4. The method of claim 1, wherein the cooling includes cooling to below the polymer melt temperature and above the polymer glass transition temperature for a crystallizing time.

5. The method of 4, wherein the thermoplastic polymer is an amorphous polymer prior to heating.

6. The method of claim 5, wherein the thermoplastic polymer particles reverts to an amorphous polymer upon heating above the polymer melt temperature and cooled under ambient conditions.

7. The method of claim 1, wherein the thermoplastic polymer is present in an amount of at least 25% by weight of the dispersing medium and thermoplastic polymer.

8. The method of claim 1, wherein the shearing is varied at the emulsifying temperature.

9. The method of claim 8, wherein the shearing is at an initial shear rate that is greater than a subsequent reduced shear rate.

10. The method of claim 1, wherein the thermoplastic polymer has a melt flow index of at most 40 g/10 minutes at 2.16 Kg @ 235° C. and the shearing is at a low shear.

11. The method of claim 1, wherein the melt flow index is at least 20 to 120 g/10 minutes at 2.16 Kg @ 235° C. and the shearing is comprised of shearing at a high shear.

12. The method of claim 1 wherein the shearing is by cycling from a low shear to a high shear.

13. The method of claim 12, wherein the cycling is performed at the low shear and a portion of the mixture is removed, subjected to the high shear and then returned to the mixture at the low shear.

14. The method of 1, wherein the cooling is at a cooling rate faster 20° C./min from above the melt temperature of the thermoplastic polymer to 20° C. below the melt temperature of the thermoplastic polymer.

15. The method of claim 14, wherein the cooling rate is at least 50° C./min.

16. A method of forming thermoplastic polymer particles comprising,

a) heating a thermoplastic polymer, having a polymer melt temperature and polymer glass transition temperature, to an initial temperature above the polymer melt temperature to form a molten polymer,

b) introducing the molten polymer to a dispersing medium to form a mixture,

c) shearing, at a shear rate, the mixture to form a molten thermoplastic particle at an emulsifying temperature,

d) cooling the mixture to form the thermoplastic polymer particles from the molten thermoplastic particles at a cooling rate to below the polymer melt temperature faster than ambient cooling, and

e) separating the thermoplastic polymer particles from the mixture.

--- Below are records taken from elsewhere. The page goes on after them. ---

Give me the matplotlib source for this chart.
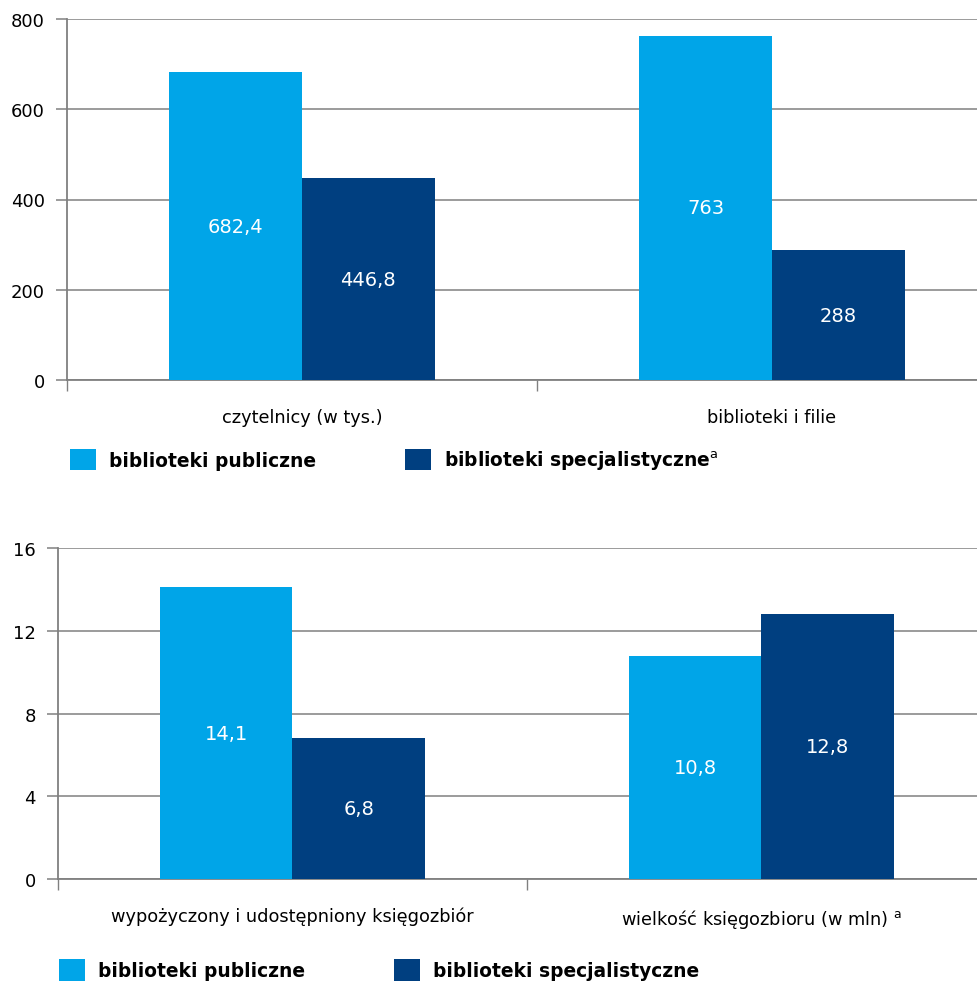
import matplotlib.pyplot as plt
import numpy as np

plt.rcParams['font.family'] = ['DejaVu Sans']
plt.rcParams['mathtext.fontset'] = 'dejavusans'

LIGHT = "#00a5e8"
DARK = "#003f80"
GRID = "#808080"

# data
series = ["biblioteki publiczne", "biblioteki specjalistyczne"]
top_cats = ["czytelnicy (w tys.)", "biblioteki i filie"]
top_public = [682.4, 763]
top_special = [446.8, 288]
top_labels_public = ["682,4", "763"]
top_labels_special = ["446,8", "288"]
top_ticks = [0, 200, 400, 600, 800]

bot_cats = ["wypożyczony i udostępniony księgozbiór", "wielkość księgozbioru (w mln) $^{\\mathrm{a}}$"]
bot_public = [14.1, 10.8]
bot_special = [6.8, 12.8]
bot_labels_public = ["14,1", "10,8"]
bot_labels_special = ["6,8", "12,8"]
bot_ticks = [0, 4, 8, 12, 16]

fig = plt.figure(figsize=(9.78, 9.87), dpi=100)
fig.patch.set_facecolor('white')


def draw(ax, cats, pub, spec, lab_pub, lab_spec, ticks, xmax, leg_y, leg_names, leg_x):
    x = np.arange(len(cats))
    w = 0.282
    b1 = ax.bar(x - w / 2, pub, w, color=LIGHT, zorder=3)
    b2 = ax.bar(x + w / 2, spec, w, color=DARK, zorder=3)
    for r, t in zip(b1, lab_pub):
        ax.text(r.get_x() + r.get_width() / 2, r.get_height() / 2, t, color='white',
                ha='center', va='center', fontsize=14, zorder=4)
    for r, t in zip(b2, lab_spec):
        ax.text(r.get_x() + r.get_width() / 2, r.get_height() / 2, t, color='white',
                ha='center', va='center', fontsize=14, zorder=4)
    ax.set_ylim(0, ticks[-1])
    ax.set_xlim(-0.5, xmax)
    ax.set_yticks(ticks)
    ax.set_yticklabels([str(t) for t in ticks], fontsize=13)
    ax.yaxis.grid(True, color=GRID, linewidth=1.1, zorder=1)
    ax.set_xticks([-0.5, 0.5])
    ax.set_xticklabels([])
    ax.set_xticks(x, minor=True)
    ax.set_xticklabels(cats, minor=True, fontsize=12.8)
    ax.tick_params(axis='x', which='minor', length=0, pad=20)
    ax.tick_params(axis='x', which='major', length=8, width=1, color=GRID)
    ax.tick_params(axis='y', length=8, width=1.1, color=GRID, pad=8)
    for s in ['top', 'right']:
        ax.spines[s].set_visible(False)
    for s in ['left', 'bottom']:
        ax.spines[s].set_color(GRID)
        ax.spines[s].set_linewidth(1.3)
    ax.set_axisbelow(True)
    leg = ax.legend([b1, b2], leg_names, loc='center left', bbox_to_anchor=(leg_x, leg_y),
                    bbox_transform=fig.transFigure, ncol=2, frameon=False,
                    prop={'weight': 'bold', 'size': 13.4}, handlelength=1.4, handleheight=1.4,
                    handletextpad=0.7, columnspacing=4.8, borderpad=0, borderaxespad=0)
    return leg


ax1 = fig.add_axes([67 / 978, 1 - 381 / 987, 911 / 978, 361 / 987])
draw(ax1, top_cats, top_public, top_special, top_labels_public, top_labels_special,
     top_ticks, -0.5 + 911 / 470, 1 - 461 / 987,
     [series[0], series[1] + "$^{\\mathrm{a}}$"], 70 / 978)

ax2 = fig.add_axes([58 / 978, 1 - 880 / 987, 920 / 978, 331 / 987])
draw(ax2, bot_cats, bot_public, bot_special, bot_labels_public, bot_labels_special,
     bot_ticks, -0.5 + 920 / 469, 1 - 971 / 987, series, 59 / 978)

fig.savefig("out.png", dpi=100)
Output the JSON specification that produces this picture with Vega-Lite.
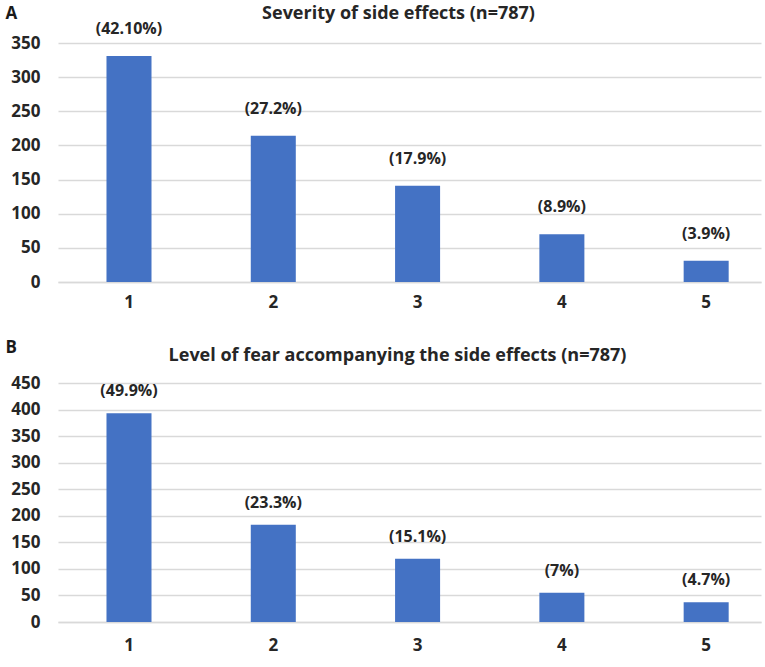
{
  "$schema": "https://vega.github.io/schema/vega-lite/v6.json",
  "description": "Severity of side effects and level of fear accompanying them, two bar panels",
  "background": "white",
  "padding": {"left": 5, "top": 4, "right": 4, "bottom": 4},
  "spacing": 28,
  "config": {
    "font": "Open Sans",
    "view": {"stroke": null},
    "axis": {
      "labelFont": "Open Sans",
      "labelFontWeight": "bold",
      "labelFontSize": 17,
      "labelColor": "#262626",
      "titleFont": "Open Sans",
      "titleFontWeight": "bold",
      "titleFontSize": 17,
      "titleColor": "#1a1a1a",
      "gridColor": "#d9d9d9",
      "gridWidth": 1.3,
      "domain": false,
      "ticks": false
    },
    "title": {"font": "Open Sans", "fontSize": 18, "fontWeight": "bold", "color": "#262626"},
    "bar": {"color": "#4472C4"},
    "text": {"font": "Open Sans", "fontWeight": "bold", "fontSize": 16, "color": "#262626"}
  },
  "data": {
    "values": [
      {"panel": "A", "level": "1", "count": 331, "label": "(42.10%)"},
      {"panel": "A", "level": "2", "count": 214, "label": "(27.2%)"},
      {"panel": "A", "level": "3", "count": 141, "label": "(17.9%)"},
      {"panel": "A", "level": "4", "count": 70, "label": "(8.9%)"},
      {"panel": "A", "level": "5", "count": 31, "label": "(3.9%)"},
      {"panel": "B", "level": "1", "count": 393, "label": "(49.9%)"},
      {"panel": "B", "level": "2", "count": 183, "label": "(23.3%)"},
      {"panel": "B", "level": "3", "count": 119, "label": "(15.1%)"},
      {"panel": "B", "level": "4", "count": 55, "label": "(7%)"},
      {"panel": "B", "level": "5", "count": 37, "label": "(4.7%)"}
    ]
  },
  "vconcat": [
    {
      "width": 703,
      "height": 239,
      "title": {"text": "Severity of side effects (n=787)", "dx": -11, "offset": -19},
      "transform": [{"filter": "datum.panel == 'A'"}],
      "encoding": {
        "x": {
          "field": "level",
          "type": "ordinal",
          "scale": {"paddingInner": 0.688, "paddingOuter": 0.28, "align": 0.6},
          "axis": {"labelAngle": 0, "title": null, "domain": true, "domainColor": "#d9d9d9", "domainWidth": 1.3, "labelPadding": 12}
        },
        "y": {
          "field": "count",
          "type": "quantitative",
          "scale": {"domain": [0, 350], "nice": false},
          "axis": {
            "values": [0, 50, 100, 150, 200, 250, 300, 350],
            "labelPadding": 18,
            "title": "A",
            "titleAngle": 0,
            "titleAlign": "left",
            "titleBaseline": "middle",
            "titleX": -53,
            "titleY": -30
          }
        }
      },
      "layer": [
        {"mark": {"type": "bar"}},
        {"mark": {"type": "text", "dy": -27}, "encoding": {"text": {"field": "label"}}}
      ]
    },
    {
      "width": 703,
      "height": 239,
      "title": {"text": "Level of fear accompanying the side effects (n=787)", "dx": -12, "offset": -27},
      "transform": [{"filter": "datum.panel == 'B'"}],
      "encoding": {
        "x": {
          "field": "level",
          "type": "ordinal",
          "scale": {"paddingInner": 0.688, "paddingOuter": 0.28, "align": 0.6},
          "axis": {"labelAngle": 0, "title": null, "domain": true, "domainColor": "#d9d9d9", "domainWidth": 1.3, "labelPadding": 15}
        },
        "y": {
          "field": "count",
          "type": "quantitative",
          "scale": {"domain": [0, 450], "nice": false},
          "axis": {
            "values": [0, 50, 100, 150, 200, 250, 300, 350, 400, 450],
            "labelPadding": 18,
            "title": "B",
            "titleAngle": 0,
            "titleAlign": "left",
            "titleBaseline": "middle",
            "titleX": -53,
            "titleY": -36
          }
        }
      },
      "layer": [
        {"mark": {"type": "bar"}},
        {"mark": {"type": "text", "dy": -22}, "encoding": {"text": {"field": "label"}}}
      ]
    }
  ]
}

17. The method of claim 16, wherein the cooling is performed by a process comprising one or more of atomizing the mixture and exposing to a gaseous atmosphere at a temperature below the polymer melt temperature, injecting a fluid at a temperature below the polymer melt temperature, introducing the mixture into a fluid at a temperature below the polymer melt temperature, and contacting the mixture with a cooling jacket at a temperature below the polymer melt temperature.

18. A composition comprising spherical particles comprised of a thermoplastic polymer having a capillary viscosity of at most about 200 Pa*s at a shear of about 1000 s⁻¹and within 30° C. of the polymer's melt temperature.

19. The composition of claim 18, wherein the thermoplastic polymer is comprised of one or more of a biodegradable polyester and a thermoplastic polyurethane.

20. The composition of claim 18, wherein the thermoplastic polymer is shear thinning.